Polyolefins, such as polypropylene (PP) and polyethylene (PE), are plastics that are difficult to coat. The problem is bad adhesion due to low surface tension in combination with the evaporation of paraffin. Flame treating is often used to improve the wetting and adhesion properties of polymer surfaces in general and of polyolefin surfaces in particular. The enhanced wetting property results in improved coatability and adhesion of materials such as pressure-sensitive adhesives, primers and low-adhesion release coatings.
Flame treaters ordinarily use premixed flames, i.e., the fuel and oxidizer are thoroughly mixed prior to combustion and the rate of combustion is controlled by the rate of chemical reaction that occurs in the flame. In a premixed flame, the luminous region is that portion of the flame where the rise in temperature is the greatest and where much of the reaction and heat release occurs. During a flame-treating process, one side of a polymer article is passed in close proximity to a flame, while the other side of the polymer surface may pass over a cooled support, e.g., a cooled drum, to minimize heat distortion.
Flames are commonly described in terms of two characteristics: the flame power and the molar ratio of oxidizer to fuel. The flame power is the product of the volume of fuel burned per unit time and the heat content of the fuel. Typical units for the flame power are W or Btu/hr. In flame treating, the flame power can be normalized to account for the dimensions of the burner, leading to units such as W/cm2 or Btu/hr-in2.
The exact ratio of oxidizer to fuel needed for complete combustion is known as the stoichiometric ratio. For example, the exact amount of dry air necessary for the complete combustion of methane is 9.55 volumes per volume of methane; so the stoichiometric ratio for an air:methane flame is 9.55:1. The equivalence ratio is defined as the stoichiometric oxidizer:fuel ratio divided by the actual oxidizer:fuel ratio. For fuel-lean (or oxidizing) flames, there is more than the stoichiometric amount of oxidizer and so the equivalence ratio is less than one. For oxidizer:fuel mixtures at the stoichiometric ratio, the equivalence ratio is equal to one. For fuel-rich systems, the equivalence ratio is greater than one.

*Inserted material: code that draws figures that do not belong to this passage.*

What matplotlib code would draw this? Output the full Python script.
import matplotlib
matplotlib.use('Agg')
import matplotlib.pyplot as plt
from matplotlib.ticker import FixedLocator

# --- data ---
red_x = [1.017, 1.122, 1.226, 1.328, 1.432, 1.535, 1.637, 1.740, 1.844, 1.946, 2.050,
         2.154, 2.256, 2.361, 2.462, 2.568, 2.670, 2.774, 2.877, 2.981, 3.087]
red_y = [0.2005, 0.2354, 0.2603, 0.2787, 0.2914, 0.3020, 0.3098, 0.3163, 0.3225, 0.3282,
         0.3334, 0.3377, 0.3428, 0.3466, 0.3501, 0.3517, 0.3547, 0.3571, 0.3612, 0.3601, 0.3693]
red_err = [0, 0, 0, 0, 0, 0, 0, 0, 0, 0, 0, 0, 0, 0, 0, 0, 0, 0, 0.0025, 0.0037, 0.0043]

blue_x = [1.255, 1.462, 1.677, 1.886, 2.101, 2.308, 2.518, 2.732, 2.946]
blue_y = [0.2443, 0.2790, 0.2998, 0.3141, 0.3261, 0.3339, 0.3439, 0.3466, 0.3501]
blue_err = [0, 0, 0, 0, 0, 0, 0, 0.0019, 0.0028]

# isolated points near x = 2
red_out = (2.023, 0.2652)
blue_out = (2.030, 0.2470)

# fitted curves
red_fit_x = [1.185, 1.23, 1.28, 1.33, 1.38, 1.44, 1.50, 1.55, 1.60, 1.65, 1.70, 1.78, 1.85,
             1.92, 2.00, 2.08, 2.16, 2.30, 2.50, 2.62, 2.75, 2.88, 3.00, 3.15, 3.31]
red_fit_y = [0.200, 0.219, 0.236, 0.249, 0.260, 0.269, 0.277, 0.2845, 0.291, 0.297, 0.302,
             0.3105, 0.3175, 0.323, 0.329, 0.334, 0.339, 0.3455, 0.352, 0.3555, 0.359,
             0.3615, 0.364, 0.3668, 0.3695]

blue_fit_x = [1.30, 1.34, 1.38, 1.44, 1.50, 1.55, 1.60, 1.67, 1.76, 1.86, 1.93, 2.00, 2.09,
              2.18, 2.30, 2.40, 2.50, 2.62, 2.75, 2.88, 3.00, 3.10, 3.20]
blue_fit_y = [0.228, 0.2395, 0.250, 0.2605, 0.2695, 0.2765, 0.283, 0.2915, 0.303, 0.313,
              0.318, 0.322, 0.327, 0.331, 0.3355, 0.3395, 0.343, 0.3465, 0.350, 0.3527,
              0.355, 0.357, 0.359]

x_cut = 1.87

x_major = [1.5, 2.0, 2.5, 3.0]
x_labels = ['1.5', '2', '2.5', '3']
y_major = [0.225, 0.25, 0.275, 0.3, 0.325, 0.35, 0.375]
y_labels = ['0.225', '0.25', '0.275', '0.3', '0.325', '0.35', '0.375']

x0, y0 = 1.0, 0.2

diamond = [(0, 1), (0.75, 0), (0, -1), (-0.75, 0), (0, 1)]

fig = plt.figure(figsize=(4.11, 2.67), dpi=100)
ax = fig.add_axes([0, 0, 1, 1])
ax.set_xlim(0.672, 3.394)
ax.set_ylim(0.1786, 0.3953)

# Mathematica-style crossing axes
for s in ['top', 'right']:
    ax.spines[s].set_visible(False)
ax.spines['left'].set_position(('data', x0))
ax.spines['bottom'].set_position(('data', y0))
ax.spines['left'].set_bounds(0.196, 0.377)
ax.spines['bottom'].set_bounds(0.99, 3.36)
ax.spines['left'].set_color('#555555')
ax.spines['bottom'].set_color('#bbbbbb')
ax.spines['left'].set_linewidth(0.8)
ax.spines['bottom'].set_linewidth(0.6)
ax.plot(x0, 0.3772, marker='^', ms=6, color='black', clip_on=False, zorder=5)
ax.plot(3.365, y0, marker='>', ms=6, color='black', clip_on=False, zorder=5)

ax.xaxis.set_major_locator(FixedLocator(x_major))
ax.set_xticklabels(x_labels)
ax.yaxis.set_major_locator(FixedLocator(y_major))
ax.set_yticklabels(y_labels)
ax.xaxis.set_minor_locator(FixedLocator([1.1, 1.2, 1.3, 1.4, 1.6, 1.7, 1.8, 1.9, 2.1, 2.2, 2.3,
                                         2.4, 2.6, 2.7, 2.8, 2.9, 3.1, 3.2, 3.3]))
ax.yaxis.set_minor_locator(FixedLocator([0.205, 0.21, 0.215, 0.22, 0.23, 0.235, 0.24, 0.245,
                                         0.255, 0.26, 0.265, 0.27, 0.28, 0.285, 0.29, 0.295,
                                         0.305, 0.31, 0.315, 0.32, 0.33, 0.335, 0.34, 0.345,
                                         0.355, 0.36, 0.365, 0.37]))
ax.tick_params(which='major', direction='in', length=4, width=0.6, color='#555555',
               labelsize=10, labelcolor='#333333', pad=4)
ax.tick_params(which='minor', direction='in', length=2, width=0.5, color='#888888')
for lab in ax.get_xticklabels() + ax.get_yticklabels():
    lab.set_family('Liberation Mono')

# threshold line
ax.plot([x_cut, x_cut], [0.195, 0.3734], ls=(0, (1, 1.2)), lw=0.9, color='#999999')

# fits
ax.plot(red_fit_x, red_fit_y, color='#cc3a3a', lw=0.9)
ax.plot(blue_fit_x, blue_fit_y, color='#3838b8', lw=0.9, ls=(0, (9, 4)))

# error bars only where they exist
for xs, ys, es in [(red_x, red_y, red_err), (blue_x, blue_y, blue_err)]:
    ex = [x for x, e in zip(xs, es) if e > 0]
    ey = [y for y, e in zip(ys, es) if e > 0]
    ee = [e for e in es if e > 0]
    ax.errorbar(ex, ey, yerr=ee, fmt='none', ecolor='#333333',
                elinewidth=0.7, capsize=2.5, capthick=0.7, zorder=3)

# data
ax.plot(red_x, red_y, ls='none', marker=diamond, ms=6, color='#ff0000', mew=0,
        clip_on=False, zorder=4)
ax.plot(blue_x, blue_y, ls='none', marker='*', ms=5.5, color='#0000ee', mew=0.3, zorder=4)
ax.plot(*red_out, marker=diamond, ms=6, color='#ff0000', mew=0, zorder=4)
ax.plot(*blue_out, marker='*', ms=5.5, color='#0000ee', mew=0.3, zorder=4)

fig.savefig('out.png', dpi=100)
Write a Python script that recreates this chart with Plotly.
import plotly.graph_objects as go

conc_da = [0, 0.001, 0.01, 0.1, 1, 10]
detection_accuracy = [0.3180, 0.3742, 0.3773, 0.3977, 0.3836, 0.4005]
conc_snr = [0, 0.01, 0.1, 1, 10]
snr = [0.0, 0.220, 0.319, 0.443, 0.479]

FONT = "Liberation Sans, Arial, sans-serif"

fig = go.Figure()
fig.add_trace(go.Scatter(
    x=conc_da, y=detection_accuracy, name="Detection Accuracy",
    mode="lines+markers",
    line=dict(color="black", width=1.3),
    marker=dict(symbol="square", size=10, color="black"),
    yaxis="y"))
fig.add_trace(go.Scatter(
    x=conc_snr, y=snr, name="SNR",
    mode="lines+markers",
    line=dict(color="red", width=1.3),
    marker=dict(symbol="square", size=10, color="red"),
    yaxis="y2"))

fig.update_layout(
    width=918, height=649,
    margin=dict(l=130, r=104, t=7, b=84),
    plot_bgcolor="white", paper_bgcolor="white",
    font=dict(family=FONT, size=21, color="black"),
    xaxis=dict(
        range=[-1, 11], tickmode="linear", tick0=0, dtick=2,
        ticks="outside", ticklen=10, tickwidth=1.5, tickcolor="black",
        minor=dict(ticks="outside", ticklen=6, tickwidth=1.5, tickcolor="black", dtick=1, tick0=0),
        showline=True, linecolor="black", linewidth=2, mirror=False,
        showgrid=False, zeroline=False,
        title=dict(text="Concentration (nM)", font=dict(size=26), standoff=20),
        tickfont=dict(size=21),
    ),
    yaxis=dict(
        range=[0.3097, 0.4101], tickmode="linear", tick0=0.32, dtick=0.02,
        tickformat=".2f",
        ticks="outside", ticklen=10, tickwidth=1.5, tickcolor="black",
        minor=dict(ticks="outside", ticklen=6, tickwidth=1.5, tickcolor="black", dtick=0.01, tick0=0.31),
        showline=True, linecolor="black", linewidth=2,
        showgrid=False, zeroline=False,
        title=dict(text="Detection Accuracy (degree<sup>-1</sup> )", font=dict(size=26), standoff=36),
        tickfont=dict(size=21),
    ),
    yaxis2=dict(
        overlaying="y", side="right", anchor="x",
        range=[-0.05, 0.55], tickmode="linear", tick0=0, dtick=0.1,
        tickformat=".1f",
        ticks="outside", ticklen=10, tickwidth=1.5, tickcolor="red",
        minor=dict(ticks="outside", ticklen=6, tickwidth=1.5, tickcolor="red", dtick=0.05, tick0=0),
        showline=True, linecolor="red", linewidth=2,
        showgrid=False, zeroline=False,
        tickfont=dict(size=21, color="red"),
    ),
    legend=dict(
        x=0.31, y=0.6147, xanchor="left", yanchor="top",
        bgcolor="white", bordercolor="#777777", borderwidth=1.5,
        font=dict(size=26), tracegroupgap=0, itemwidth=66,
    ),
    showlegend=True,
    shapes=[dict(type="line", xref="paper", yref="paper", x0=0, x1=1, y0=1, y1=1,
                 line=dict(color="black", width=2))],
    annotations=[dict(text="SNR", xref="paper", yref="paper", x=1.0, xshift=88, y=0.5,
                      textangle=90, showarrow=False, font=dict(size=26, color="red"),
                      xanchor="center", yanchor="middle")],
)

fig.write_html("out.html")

Virtually all industrial flame treaters use a premixed laminar (as opposed to turbulent) flame with air as the oxidizer and a gaseous hydrocarbon as a fuel. Typical hydrocarbon fuels comprise hydrogen, natural gas, methane, ethane, propane, butane, ethylene, liquefied petroleum gas, acetylene, or blends thereof, and city gas, which is often composed of a mixture of carbon dioxide, carbon monoxide, hydrogen, methane, and nitrogen. Halogen and halogen-containing compounds have also been disclosed as oxidizer:fuel mixture additives to increase the adhesivity of polyolefin articles to subsequent coatings. The flaming step is usually automated.
However, flame treating a polymeric article can take a long time and can be expensive. It can also induce process variabilities, which in turn can lead to a higher rate of defective parts. In addition, the flaming process can generate design constraints, because parts have to be treated homogeneously.